### EXERCISE DESCRIPTION
Nothing outside the range from the line with "What React, TypeScript" to the line with "const spans = [144, 156, 168, 180, 192, 204, 216];" belongs in the copy, and no pictures do either; repeat that range exactly.

### DATASET ROWS
[START]
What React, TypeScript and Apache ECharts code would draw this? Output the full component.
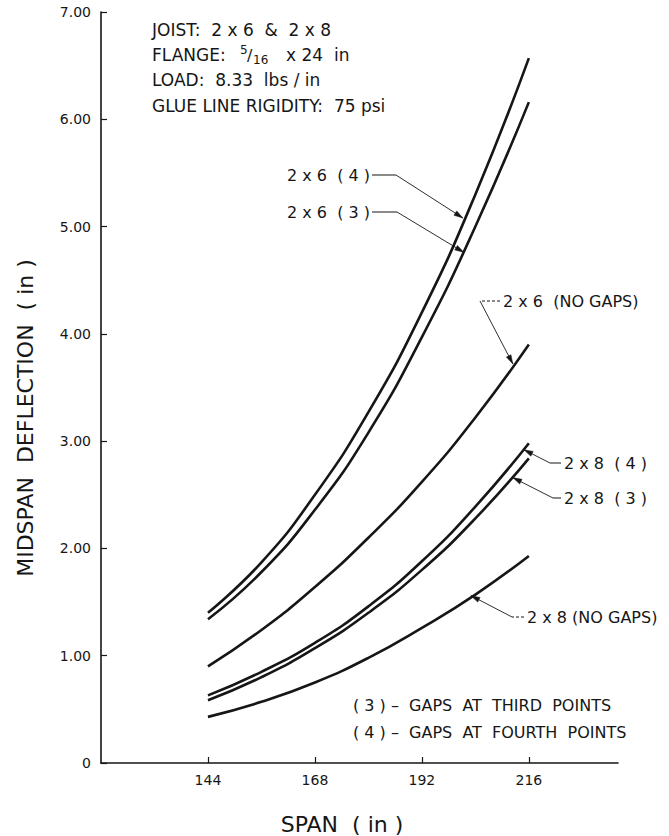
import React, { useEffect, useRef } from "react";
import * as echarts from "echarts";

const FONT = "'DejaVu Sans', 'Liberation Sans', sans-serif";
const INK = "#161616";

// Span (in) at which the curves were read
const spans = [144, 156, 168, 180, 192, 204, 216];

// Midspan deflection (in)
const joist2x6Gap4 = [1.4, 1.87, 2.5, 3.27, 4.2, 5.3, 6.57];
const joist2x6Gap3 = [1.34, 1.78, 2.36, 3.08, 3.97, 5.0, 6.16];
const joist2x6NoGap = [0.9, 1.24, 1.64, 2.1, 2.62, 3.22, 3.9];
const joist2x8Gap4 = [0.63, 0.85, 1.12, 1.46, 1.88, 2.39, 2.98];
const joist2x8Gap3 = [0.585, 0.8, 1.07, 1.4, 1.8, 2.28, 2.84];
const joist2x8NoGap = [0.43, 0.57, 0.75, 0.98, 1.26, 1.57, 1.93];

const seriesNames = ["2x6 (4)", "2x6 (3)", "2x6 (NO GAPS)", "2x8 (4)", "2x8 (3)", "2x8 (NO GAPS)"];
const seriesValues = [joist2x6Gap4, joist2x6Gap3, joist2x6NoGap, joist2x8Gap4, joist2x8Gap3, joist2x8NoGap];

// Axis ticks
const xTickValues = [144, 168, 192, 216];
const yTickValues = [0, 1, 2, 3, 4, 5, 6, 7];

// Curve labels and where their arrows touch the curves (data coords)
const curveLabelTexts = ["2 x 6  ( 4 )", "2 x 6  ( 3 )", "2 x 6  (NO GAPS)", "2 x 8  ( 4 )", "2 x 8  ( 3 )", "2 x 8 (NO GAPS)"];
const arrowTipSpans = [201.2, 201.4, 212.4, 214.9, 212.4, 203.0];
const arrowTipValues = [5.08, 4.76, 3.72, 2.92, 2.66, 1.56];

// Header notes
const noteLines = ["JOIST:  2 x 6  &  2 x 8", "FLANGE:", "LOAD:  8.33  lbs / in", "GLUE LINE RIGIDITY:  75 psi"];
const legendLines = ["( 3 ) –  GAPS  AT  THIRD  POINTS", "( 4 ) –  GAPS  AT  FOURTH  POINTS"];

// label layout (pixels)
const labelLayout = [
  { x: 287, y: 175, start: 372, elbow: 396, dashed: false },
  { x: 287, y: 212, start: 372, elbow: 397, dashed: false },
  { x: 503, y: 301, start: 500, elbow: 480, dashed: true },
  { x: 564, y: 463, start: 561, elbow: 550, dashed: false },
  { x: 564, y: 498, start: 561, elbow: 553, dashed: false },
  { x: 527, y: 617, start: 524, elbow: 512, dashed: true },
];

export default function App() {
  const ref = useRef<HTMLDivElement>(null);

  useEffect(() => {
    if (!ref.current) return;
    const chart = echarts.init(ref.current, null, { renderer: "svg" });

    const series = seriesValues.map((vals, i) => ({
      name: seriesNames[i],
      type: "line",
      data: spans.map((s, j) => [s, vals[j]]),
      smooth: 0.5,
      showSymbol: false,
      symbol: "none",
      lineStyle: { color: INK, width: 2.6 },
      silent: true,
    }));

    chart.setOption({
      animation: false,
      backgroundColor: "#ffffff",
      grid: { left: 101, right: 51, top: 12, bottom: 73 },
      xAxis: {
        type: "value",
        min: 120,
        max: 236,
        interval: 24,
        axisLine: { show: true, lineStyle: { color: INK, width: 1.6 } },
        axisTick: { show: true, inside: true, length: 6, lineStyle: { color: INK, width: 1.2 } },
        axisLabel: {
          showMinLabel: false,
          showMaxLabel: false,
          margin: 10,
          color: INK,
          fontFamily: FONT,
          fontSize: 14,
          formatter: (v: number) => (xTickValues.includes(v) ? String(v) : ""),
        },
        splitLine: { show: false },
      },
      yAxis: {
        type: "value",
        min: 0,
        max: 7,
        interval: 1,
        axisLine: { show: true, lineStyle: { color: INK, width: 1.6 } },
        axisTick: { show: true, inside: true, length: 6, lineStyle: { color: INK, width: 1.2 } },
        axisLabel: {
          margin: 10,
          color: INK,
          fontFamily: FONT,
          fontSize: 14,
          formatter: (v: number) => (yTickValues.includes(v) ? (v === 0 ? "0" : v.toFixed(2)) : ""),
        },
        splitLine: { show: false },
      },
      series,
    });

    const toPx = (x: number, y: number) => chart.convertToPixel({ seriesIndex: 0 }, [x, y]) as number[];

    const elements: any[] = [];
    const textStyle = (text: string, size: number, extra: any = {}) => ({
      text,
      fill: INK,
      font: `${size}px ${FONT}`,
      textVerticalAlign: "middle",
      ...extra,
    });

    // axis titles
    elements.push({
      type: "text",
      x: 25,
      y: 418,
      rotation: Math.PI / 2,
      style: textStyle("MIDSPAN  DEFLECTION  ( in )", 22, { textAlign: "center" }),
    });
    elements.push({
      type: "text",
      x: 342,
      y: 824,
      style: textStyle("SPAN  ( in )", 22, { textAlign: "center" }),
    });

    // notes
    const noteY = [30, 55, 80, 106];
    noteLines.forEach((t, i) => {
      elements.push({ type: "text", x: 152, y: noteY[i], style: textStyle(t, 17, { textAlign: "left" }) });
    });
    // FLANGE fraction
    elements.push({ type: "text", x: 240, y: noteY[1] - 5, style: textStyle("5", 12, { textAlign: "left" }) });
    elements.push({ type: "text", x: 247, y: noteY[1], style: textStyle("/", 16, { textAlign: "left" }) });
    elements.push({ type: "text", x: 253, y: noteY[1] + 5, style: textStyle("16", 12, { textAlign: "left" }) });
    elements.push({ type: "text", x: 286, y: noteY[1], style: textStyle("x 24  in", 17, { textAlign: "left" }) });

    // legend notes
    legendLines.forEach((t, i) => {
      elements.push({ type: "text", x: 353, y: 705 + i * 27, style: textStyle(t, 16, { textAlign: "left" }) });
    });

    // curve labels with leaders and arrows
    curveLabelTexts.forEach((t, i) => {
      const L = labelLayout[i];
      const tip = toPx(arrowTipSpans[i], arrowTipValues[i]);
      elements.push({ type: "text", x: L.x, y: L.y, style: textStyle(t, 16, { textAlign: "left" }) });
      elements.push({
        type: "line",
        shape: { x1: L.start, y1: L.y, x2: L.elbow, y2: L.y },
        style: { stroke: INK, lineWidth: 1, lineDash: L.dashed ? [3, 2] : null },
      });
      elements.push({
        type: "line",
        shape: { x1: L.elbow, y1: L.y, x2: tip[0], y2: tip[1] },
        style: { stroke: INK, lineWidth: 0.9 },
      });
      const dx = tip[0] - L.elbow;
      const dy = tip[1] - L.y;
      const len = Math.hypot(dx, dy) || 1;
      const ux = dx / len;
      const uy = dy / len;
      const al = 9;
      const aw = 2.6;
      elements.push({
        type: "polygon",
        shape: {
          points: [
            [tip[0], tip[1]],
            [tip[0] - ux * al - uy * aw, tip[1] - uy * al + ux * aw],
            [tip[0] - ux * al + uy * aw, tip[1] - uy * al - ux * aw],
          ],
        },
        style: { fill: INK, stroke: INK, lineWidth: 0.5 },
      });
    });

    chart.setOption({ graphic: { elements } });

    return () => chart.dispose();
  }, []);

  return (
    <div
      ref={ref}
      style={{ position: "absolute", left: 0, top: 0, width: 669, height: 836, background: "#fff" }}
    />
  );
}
[END]
[START]
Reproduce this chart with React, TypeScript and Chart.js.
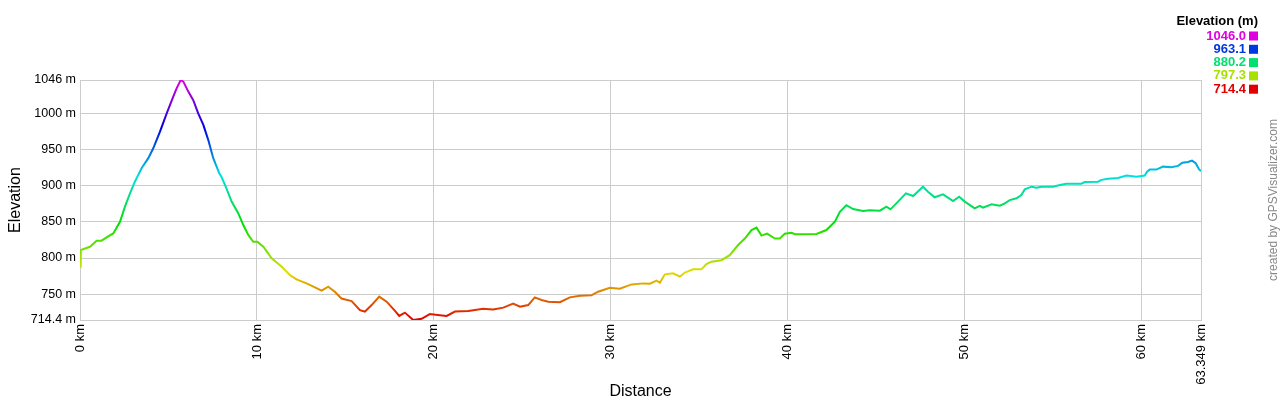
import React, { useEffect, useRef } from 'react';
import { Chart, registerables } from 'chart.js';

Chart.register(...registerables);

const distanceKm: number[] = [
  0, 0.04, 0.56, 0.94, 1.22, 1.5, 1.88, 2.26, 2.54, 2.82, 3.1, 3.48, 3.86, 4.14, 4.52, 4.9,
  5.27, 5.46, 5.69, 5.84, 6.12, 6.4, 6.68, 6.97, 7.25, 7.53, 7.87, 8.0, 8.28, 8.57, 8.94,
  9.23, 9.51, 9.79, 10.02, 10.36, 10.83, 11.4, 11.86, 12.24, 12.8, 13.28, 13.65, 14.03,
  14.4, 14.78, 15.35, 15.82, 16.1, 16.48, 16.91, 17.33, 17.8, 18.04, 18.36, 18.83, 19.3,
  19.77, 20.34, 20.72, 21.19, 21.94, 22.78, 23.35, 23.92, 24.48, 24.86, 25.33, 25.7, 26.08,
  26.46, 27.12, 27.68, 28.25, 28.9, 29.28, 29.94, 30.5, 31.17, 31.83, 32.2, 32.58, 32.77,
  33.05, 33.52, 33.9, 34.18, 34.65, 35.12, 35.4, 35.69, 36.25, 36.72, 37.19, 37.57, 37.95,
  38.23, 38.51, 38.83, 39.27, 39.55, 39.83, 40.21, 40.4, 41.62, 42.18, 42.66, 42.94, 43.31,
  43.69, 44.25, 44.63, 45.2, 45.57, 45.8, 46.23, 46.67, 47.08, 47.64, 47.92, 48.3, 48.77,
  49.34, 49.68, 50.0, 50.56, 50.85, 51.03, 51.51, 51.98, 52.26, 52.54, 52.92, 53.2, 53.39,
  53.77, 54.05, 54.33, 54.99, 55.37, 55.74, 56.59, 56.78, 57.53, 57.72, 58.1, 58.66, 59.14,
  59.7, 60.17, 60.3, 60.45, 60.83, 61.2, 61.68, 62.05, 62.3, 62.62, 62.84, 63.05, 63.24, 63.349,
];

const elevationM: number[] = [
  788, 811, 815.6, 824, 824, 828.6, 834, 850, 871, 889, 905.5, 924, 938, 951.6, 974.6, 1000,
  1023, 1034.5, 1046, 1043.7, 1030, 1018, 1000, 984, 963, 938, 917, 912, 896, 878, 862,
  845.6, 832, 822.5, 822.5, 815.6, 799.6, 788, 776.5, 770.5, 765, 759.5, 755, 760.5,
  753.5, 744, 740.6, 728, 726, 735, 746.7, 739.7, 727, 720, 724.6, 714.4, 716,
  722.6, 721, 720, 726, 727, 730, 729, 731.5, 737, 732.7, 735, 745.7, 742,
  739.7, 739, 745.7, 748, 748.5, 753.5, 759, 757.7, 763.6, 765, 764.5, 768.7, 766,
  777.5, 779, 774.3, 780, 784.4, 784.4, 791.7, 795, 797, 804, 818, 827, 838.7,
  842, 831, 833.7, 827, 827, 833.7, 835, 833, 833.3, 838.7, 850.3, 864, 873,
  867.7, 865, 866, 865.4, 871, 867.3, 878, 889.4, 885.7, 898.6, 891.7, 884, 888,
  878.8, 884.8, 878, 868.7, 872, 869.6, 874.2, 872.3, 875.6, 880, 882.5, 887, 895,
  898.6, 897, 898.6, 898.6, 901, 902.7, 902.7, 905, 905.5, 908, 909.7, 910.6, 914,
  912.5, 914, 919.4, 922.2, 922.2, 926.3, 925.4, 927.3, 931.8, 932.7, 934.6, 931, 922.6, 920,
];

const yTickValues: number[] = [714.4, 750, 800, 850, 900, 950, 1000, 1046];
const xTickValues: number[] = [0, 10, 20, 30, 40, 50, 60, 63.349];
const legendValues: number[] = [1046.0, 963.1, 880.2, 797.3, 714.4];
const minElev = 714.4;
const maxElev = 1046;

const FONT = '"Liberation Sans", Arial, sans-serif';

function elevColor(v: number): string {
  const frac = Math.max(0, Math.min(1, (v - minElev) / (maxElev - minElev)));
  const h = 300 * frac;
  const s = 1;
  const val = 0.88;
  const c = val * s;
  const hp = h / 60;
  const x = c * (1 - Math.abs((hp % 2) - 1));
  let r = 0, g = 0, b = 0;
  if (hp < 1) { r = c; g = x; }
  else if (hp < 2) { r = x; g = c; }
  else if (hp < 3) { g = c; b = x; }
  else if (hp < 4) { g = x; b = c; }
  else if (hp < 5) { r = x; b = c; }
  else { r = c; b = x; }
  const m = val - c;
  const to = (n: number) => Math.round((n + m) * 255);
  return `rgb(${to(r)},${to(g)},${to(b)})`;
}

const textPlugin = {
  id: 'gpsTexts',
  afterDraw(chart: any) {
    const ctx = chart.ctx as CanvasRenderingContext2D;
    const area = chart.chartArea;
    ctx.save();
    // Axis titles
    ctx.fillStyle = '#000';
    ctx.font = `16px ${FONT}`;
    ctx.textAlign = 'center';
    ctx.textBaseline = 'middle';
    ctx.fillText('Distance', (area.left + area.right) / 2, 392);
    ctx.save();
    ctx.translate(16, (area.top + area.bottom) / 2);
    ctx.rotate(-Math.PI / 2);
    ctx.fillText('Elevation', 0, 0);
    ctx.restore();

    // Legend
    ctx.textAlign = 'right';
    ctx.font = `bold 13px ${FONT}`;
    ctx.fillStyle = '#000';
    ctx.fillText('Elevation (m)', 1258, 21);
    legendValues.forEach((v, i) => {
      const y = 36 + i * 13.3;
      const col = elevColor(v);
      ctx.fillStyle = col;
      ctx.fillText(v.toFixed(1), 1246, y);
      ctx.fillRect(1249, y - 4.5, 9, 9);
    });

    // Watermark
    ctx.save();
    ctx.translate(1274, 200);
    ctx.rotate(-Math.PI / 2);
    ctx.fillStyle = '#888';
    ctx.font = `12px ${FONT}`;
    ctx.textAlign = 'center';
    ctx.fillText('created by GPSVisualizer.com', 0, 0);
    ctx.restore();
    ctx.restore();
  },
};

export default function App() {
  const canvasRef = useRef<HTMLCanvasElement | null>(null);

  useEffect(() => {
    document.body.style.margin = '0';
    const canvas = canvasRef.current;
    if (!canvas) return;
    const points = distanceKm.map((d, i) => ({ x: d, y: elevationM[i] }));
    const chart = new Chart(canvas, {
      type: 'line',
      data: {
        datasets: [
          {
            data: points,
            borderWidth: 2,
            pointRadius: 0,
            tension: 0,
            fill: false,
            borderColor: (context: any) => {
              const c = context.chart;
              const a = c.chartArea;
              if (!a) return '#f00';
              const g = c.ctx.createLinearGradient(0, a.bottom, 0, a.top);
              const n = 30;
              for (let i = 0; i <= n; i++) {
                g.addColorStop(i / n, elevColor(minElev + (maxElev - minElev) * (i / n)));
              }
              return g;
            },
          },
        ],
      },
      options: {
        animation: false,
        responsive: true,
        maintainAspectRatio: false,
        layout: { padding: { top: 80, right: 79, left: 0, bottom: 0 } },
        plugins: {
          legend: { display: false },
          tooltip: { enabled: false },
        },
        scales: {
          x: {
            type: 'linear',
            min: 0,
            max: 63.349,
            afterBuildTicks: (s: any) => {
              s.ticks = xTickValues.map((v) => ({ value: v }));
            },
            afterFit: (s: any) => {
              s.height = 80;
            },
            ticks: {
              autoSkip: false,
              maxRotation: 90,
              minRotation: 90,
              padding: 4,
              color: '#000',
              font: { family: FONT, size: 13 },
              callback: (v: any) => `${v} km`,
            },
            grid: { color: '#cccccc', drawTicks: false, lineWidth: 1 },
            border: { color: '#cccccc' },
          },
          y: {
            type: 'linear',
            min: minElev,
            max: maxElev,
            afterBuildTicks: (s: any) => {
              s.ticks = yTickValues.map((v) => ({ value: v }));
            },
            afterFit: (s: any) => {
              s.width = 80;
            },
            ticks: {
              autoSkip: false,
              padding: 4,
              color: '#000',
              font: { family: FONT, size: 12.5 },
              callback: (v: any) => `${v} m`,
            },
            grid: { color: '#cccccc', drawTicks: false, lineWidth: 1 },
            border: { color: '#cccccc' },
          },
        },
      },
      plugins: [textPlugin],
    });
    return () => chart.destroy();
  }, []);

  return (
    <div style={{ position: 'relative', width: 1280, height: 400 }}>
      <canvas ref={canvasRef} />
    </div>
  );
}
[END]
### REPLY
What React, TypeScript and Apache ECharts code would draw this? Output the full component.
import React, { useEffect, useRef } from "react";
import * as echarts from "echarts";

const FONT = "'DejaVu Sans', 'Liberation Sans', sans-serif";
const INK = "#161616";

// Span (in) at which the curves were read
const spans = [144, 156, 168, 180, 192, 204, 216];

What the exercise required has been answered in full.